The genes fbpA, fbpB, and fbpC in Mycobacterium tuberculosis encode proteins that are part of the antigen 85 complex (Ag85), which plays a crucial role in the virulence and pathogenesis of M. tuberculosis. This complex is composed of three main proteins Ag85A, Ag85B, and Ag85C encoded by fbpA, fbpB, and fbpC, respectively. These proteins are involved in key biological processes that contribute to the bacterium’s ability to establish infection and persist within the host96.

The mbtA, mbtB, mbtC, mbtD, mbtE, mbtF, mbtG, mbtH, mbtI, mbtJ, mbtK, mbtL, mbtM, and mbtN genes in Mycobacterium tuberculosis comprise the mycobactin biosynthetic gene cluster. Their primary function is to facilitate the synthesis of mycobactins, which are siderophore-like molecules crucial for sequestering iron from the host environment97. Iron is vital for bacterial growth and metabolism, particularly during infection. The ability to acquire iron is directly linked to the virulence of M. tuberculosis, and the mbt gene cluster is essential for establishing infection and persistence in the host98. Understanding the mechanisms of mycobactin biosynthesis and regulation can inform vaccine development and novel treatment strategies against tuberculosis.

There was no plasmid in all isolates and this finding is supported by lacking previous evidence of the presence of plasmids in M. tuberculosis99. These finding is a good insight that M. tuberculosis does not rely on plasmids for survival or virulence, but its genome is rich in virulence factors and complex regulatory systems encoded on its chromosome.

Limitations

While this study provides valuable insights into the genetic diversity, antimicrobial resistance (AMR) patterns, and virulence factors of M. tuberculosis strains in the Amhara region, it has limitations. The reliance on whole-genome sequencing (WGS) without phenotypic drug susceptibility testing (DST) limits the validation of resistance profiles. Additionally, the study lacked clinical and epidemiological data, which would have provided a more comprehensive understanding of the factors driving drug-resistant TB spread. Resource constraints also limited the depth of genomic analysis.
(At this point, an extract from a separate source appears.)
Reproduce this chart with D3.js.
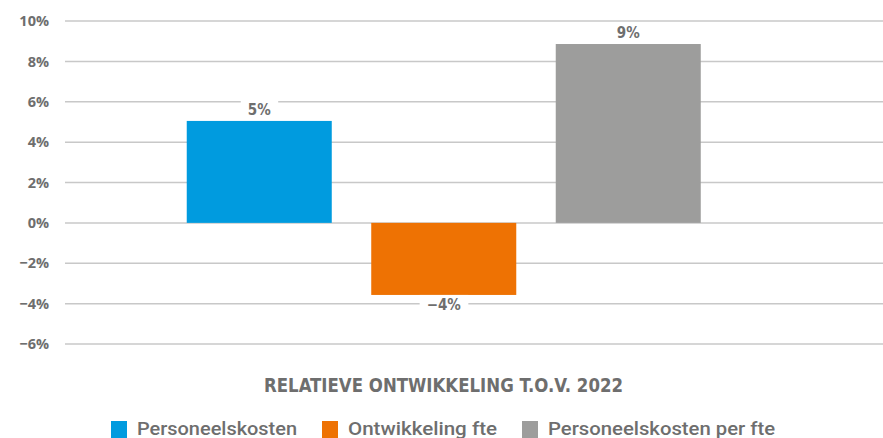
<!DOCTYPE html>
<html>
<head>
<meta charset="utf-8">
<script src="https://cdn.jsdelivr.net/npm/d3@7"></script>
<style>
  html, body { margin: 0; padding: 0; background: #fff; }
  svg { display: block; }
  text { font-family: "DejaVu Sans Condensed", "DejaVu Sans", sans-serif; fill: #6e6e6e; }
</style>
</head>
<body>
<svg id="chart" width="883" height="438"></svg>
<script>
const series = ["Personeelskosten", "Ontwikkeling fte", "Personeelskosten per fte"];
const values = [5.05, -3.57, 8.86];
const colors = ["#009bdf", "#ee7203", "#9d9d9c"];
const yTicks = [-6, -4, -2, 0, 2, 4, 6, 8, 10];
const title = "RELATIEVE ONTWIKKELING T.O.V. 2022";

const svg = d3.select("#chart");
const fmt = v => (v < 0 ? "\u2212" : "") + Math.abs(Math.round(v)) + "%";

const y = d3.scaleLinear().domain([-6, 10]).range([344, 21]);
const x = d3.scaleBand().domain(series).range([167, 720.5]).paddingInner(0.214).paddingOuter(0.107);

// gridlines
svg.append("g").selectAll("line").data(yTicks).join("line")
  .attr("x1", 65).attr("x2", 883)
  .attr("y1", d => y(d)).attr("y2", d => y(d))
  .attr("stroke", "#c8c8c8").attr("stroke-width", 1.5);

// y axis labels
const yAxis = d3.axisLeft(y).tickValues(yTicks).tickSize(0).tickPadding(0).tickFormat(fmt);
const ga = svg.append("g").attr("transform", "translate(49,0)").call(yAxis);
ga.select(".domain").remove();
ga.selectAll("text").attr("font-size", 14.5).attr("font-weight", "bold")
  .style("font-family", "'Open Sans', sans-serif").attr("fill", "#6e6e6e");

// bars
svg.append("g").selectAll("rect").data(series).join("rect")
  .attr("x", d => x(d))
  .attr("width", x.bandwidth())
  .attr("y", (d, i) => y(Math.max(0, values[i])))
  .attr("height", (d, i) => Math.abs(y(values[i]) - y(0)))
  .attr("fill", (d, i) => colors[i]);

// data labels
const lg = svg.append("g");
series.forEach((s, i) => {
  const v = values[i];
  const cx = x(s) + x.bandwidth() / 2;
  const by = v >= 0 ? y(v) - 6 : y(v) + 15;
  const t = lg.append("text")
    .attr("x", cx).attr("y", by)
    .attr("text-anchor", "middle")
    .attr("font-size", 15).attr("font-weight", "bold")
    .text(fmt(v));
  const bb = t.node().getBBox();
  lg.insert("rect", "text")
    .attr("x", bb.x - 7).attr("y", bb.y - 1)
    .attr("width", bb.width + 14).attr("height", bb.height + 2)
    .attr("fill", "#fff");
});

// title
svg.append("text")
  .attr("x", 264).attr("y", 392)
  .attr("font-size", 19).attr("font-weight", "bold")
  .attr("textLength", 359).attr("lengthAdjust", "spacingAndGlyphs")
  .text(title);

// legend
const legX = [111, 322, 522];
const legTextW = [160, 149, 227];
const leg = svg.append("g");
series.forEach((s, i) => {
  leg.append("rect").attr("x", legX[i]).attr("y", 421).attr("width", 16).attr("height", 17).attr("fill", colors[i]);
  leg.append("text").attr("x", legX[i] + 26).attr("y", 435)
    .attr("font-size", 18).attr("font-weight", 500)
    .style("font-family", "Roboto, sans-serif")
    .attr("textLength", legTextW[i]).attr("lengthAdjust", "spacingAndGlyphs")
    .text(s);
});
</script>
</body>
</html>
Conclusion and recommendations

This study demonstrated that TB in the Amhara region is caused by a wide diversity of MTB strains belonging to lineages L1, L3, and L4 with a predominance of L4-T3-ETH, L3-CAS1-Delhi and L3-CAS1-Killi families. Overall, L4 was the most frequently observed MTB genotype and was associated with the highest proportion of drug resistance. The study also highlighted the usefulness of mutations at rpoB, katG, embB, rpsL, pncA, ethA, gyrA, and rrs genes as molecular markers for the rapid detection of resistance for RIF, INH, EMB, SM, PZA, ETH, FLQs, and SLIDs, respectively. This study also provided valuable insights into the virulence genes of Mycobacterium tuberculosis isolates from the Amhara region of Ethiopia. Notably, the virulent genes esxN and esxM were frequently present in all isolates. The high prevalence of MDR-TB and the detection of resistance to second-line drugs, including bedaquiline and clofazimine, underscore the urgent need for advanced molecular diagnostic tools. Establishing a robust surveillance system to monitor the spread of resistant strains and their genetic evolution can inform public health interventions and prevent the further spread of resistant TB. Tailoring treatment based on the genetic profile of the infecting strain can improve treatment outcomes and reduce the risk of further resistance development.